TASK BRIEF » Look below. Copy each line that has "chart" in it.

SOURCE DATA »
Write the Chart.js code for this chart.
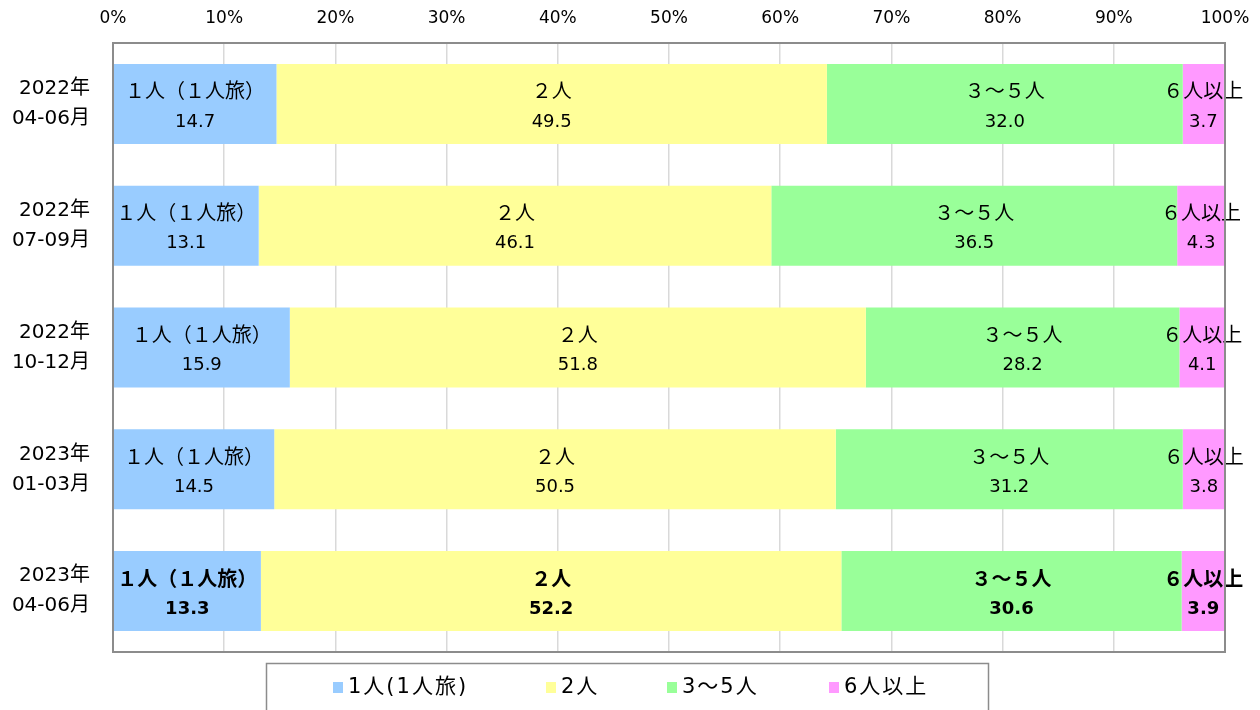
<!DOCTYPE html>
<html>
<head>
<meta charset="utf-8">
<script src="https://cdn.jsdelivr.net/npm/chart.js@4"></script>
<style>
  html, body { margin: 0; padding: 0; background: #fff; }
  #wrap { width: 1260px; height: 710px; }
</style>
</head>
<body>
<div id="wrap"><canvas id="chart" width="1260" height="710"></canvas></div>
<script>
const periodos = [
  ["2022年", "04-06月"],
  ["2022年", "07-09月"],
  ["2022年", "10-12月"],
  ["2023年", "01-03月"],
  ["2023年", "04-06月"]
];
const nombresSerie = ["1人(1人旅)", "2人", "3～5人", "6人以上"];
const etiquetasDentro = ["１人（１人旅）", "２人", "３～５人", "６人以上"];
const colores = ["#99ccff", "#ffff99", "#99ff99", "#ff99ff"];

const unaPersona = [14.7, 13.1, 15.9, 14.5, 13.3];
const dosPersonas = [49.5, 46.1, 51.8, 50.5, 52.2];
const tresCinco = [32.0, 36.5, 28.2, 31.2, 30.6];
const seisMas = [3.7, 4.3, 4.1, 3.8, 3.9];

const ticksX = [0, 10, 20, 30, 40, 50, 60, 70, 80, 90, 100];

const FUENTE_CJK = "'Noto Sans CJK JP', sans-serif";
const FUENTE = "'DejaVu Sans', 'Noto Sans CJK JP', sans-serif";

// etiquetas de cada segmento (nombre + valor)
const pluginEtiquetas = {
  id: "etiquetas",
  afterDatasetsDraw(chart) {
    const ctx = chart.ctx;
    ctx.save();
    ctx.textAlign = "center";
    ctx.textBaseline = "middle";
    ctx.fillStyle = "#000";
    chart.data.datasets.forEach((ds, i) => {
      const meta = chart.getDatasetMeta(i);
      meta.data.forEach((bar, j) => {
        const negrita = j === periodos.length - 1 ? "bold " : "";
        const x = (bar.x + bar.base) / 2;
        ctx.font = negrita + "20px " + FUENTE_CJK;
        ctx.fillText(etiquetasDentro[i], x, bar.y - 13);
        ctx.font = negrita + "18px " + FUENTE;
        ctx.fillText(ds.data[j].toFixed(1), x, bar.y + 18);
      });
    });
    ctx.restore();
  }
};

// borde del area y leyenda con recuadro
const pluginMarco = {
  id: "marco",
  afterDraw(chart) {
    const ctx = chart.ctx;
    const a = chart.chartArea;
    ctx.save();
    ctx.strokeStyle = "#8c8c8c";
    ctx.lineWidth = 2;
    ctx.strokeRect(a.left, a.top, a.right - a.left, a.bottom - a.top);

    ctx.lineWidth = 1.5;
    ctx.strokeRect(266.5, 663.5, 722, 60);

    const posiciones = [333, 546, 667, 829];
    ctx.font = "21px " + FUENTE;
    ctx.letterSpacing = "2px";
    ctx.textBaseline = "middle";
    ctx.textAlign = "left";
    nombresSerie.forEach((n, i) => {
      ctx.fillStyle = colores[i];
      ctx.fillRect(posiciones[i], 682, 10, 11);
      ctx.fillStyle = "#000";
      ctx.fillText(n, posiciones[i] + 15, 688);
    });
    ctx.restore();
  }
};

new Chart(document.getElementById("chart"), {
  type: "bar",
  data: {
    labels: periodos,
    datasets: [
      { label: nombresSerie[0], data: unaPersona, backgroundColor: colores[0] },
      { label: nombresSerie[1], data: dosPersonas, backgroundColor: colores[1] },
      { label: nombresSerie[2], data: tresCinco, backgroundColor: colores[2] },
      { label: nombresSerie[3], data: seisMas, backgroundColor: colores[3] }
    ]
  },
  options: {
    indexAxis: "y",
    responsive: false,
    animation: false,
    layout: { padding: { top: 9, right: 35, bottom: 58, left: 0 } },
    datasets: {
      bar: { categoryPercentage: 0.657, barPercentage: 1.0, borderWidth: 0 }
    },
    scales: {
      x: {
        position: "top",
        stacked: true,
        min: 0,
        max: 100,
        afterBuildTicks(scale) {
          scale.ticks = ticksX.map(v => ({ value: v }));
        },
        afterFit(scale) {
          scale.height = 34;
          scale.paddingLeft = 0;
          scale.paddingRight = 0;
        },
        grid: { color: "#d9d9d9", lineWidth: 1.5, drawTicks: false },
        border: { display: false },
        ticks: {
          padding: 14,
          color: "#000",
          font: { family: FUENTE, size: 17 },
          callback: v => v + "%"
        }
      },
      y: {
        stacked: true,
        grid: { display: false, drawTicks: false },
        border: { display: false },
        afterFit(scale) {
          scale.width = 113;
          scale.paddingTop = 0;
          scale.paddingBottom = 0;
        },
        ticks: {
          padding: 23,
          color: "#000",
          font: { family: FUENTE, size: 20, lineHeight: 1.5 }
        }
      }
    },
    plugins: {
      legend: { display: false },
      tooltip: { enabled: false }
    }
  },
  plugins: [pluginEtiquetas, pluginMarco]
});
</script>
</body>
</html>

ANSWER TO THIS EXERCISE »
Write the Chart.js code for this chart.
<script src="https://cdn.jsdelivr.net/npm/chart.js@4"></script>
<div id="wrap"><canvas id="chart" width="1260" height="710"></canvas></div>
  afterDatasetsDraw(chart) {
    const ctx = chart.ctx;
    chart.data.datasets.forEach((ds, i) => {
      const meta = chart.getDatasetMeta(i);
  afterDraw(chart) {
    const ctx = chart.ctx;
    const a = chart.chartArea;
new Chart(document.getElementById("chart"), {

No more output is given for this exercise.